Practical Steps Every Person Should Take
Securing a home network requires enabling WPA3 encryption on the router, changing default manufacturer passwords, and segmenting IoT devices on a separate network using VLANs. Firmware updates for routers and smart devices should be applied promptly. Disabling UPnP reduces network exposure to external threats.
Data backup follows the 3-2-1 rule: maintain three copies of important data, across two different storage mediums, with one copy stored offline or offsite. This structure means a ransomware attack that encrypts one copy cannot simultaneously destroy all copies. Backup integrity should be verified periodically, not merely assumed.
Credit freezing and dark web monitoring are increasingly recommended for individuals as well as organizations. Regular credit freezes prevent unauthorized financial accounts from being opened in a victim’s name. Dark web monitoring alerts users when their credentials appear in breach datasets, enabling rapid password changes before attackers exploit the information.
For email, the most important protective habit is verification before action. Phishing emails in 2026 exploit urgency, emotional manipulation, and fabricated authority — an email appearing to come from a bank, employer, or government agency instructing immediate action on a financial or account matter should be verified through a channel independent of the email itself before any links are clicked or attachments opened. Hovering over links to inspect the actual destination URL before clicking remains a reliable first check.
The Deepfake Problem and Voice Verification
The emergence of accessible AI voice cloning creates a specific new risk: receiving a phone call that sounds exactly like a known person — a family member, a colleague, or an official — making a request.

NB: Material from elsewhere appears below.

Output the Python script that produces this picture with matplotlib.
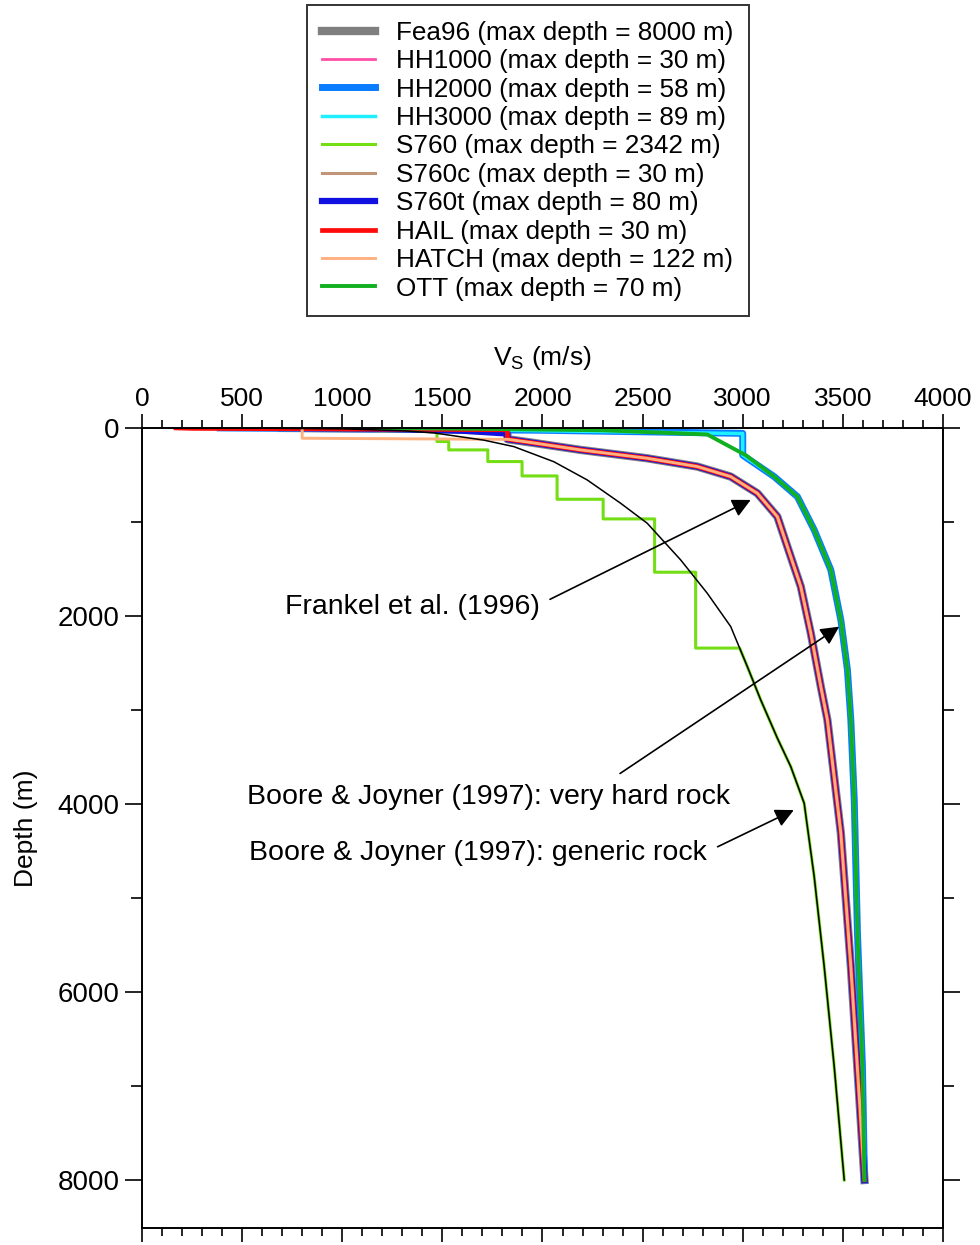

Organizations are advised to establish pre-agreed code words with trusted contacts to verify identity in high-stakes communications, particularly financial transactions. Individuals can adopt the same practice with family members for verifying emergency requests.
Bank and financial institution phone systems that rely on voice recognition for authentication are increasingly vulnerable. Customers should inquire about their financial institutions’ authentication policies and, where possible, opt for app-based or token-based authentication rather than phone-based voice verification.
Keeping Software Updated
The most exploited vulnerabilities are those for which patches already exist but have not been applied. Enabling automatic updates across all devices — operating system, applications, and firmware — closes known security gaps without requiring the user to track update cycles manually. Devices that have reached end-of-life status and no longer receive security updates from manufacturers represent elevated risk and should be replaced.
The 2026 cybersecurity environment is more technically sophisticated than its predecessors, but the most effective defenses remain fundamentally behavioral: unique passwords, enabled MFA, skepticism toward unsolicited communications, and timely software updates. These habits collectively address the vast majority of threats that target ordinary individuals, before more advanced protective measures become necessary.